According to reports in the local media, Vinashin Beer Joint Stock Company was formed earlier this year. The brewery project is estimated to cost USD 130 million in total investment – of which the Czech Export Bank (CEB) is contributing 50 percent.
The BIDV and CEB loans are repayable over a 10-year term.
In exchange for the loan from the Czech bank, Vinashin Beer will buy its equipment from the Czech company ZVU Potez. The brewery’s capacity is said to be 1 million hl.
With the competition in Vietnam’s beer market hotting up, small breweries will have to struggle to survive. According to the Ministry of Industry (MoI), there are currently some 300 breweries nationwide, whose numbers will go down if they cannot meet the market requirements for product quality and packaging set by the international brewers. In fact, the number of breweries has already declined: from 469 in 1998 to 329 in 2004.
All brewers, domestic and foreign, are banking on the expectation that Vietnam’s economy will continue to grow at the annual rate of 7 percent. In 2005 GDP per capita was USD 640, the inflation rate was 8.3 percent and the local currency was still not fully convertible. Although Vietnam only ranked 119th in the Human Development Report, its rapid growth make it the second most buoyant economy in the world behind China. As prices have remained on a low level, despite the high inflation, the number of people living below the poverty line has dropped to 29 percent in 2002 from 58 percent in 1993 (Source: Oxfam).
Vietnam still imports more goods than it exports. 70 percent of its people live off farming, forestry and fishing. Among Vietnam’s export goods are crude oil, textiles, shoes, sea food, coffee and rice. Due to the volatility of market prices for most of these goods, the Vietnamese economy benefits as well as suffers in equal measure if prices for these goods go up or down.
The “market economy with a socialist orientation”, which the Communist Party has been promoting since 1986, has led to the country opening up and to large-scale privatisation (in Vietnam they talk about "equitisation“) of state-owned sectors of the economy, writes the German think tank Konrad Adenauer Foundation in a recent research note. Agriculture, retailing and services have already been liberalised, which means that 70 percent of all economic activity is conducted within the framework of a market economy. The share of industry in GDP has risen to 41 percent in 2005. That’s why the 10th Peoples Congress of the Communist Party of Vietnam in 2006 formulated the goal of Vietnam joining the industrialised nations by 2020.
However, the economy is still much more socialist than the Communist Party would like us to believe. The “equitisation” of the state-owned companies is progressing very slowly. Which may have something to do with the fact that the government and the party are probably reluctant to give up their influence, their prestige, their baksheesh and thus drag their feet over the privatisation issue. The hesitation over the privatisation of Habeco gives ample evidence to this assumption.

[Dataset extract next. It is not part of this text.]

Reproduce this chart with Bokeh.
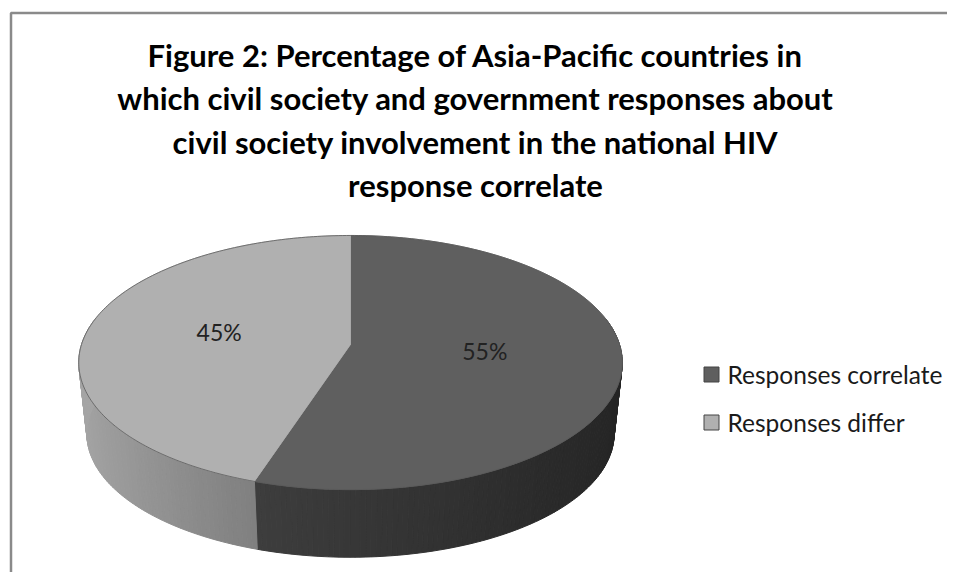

The state-owned companies contribute, says the Konrad Adenauer Foundation, 40 percent to GDP, 37 percent to industrial output and 35 percent to exports. At the same time they only provide 10 percent of all jobs, waste a lot of state money with their inefficient way of production and hamper the development of private initiatives in many sectors.
But who said that the transition would be quick and smooth?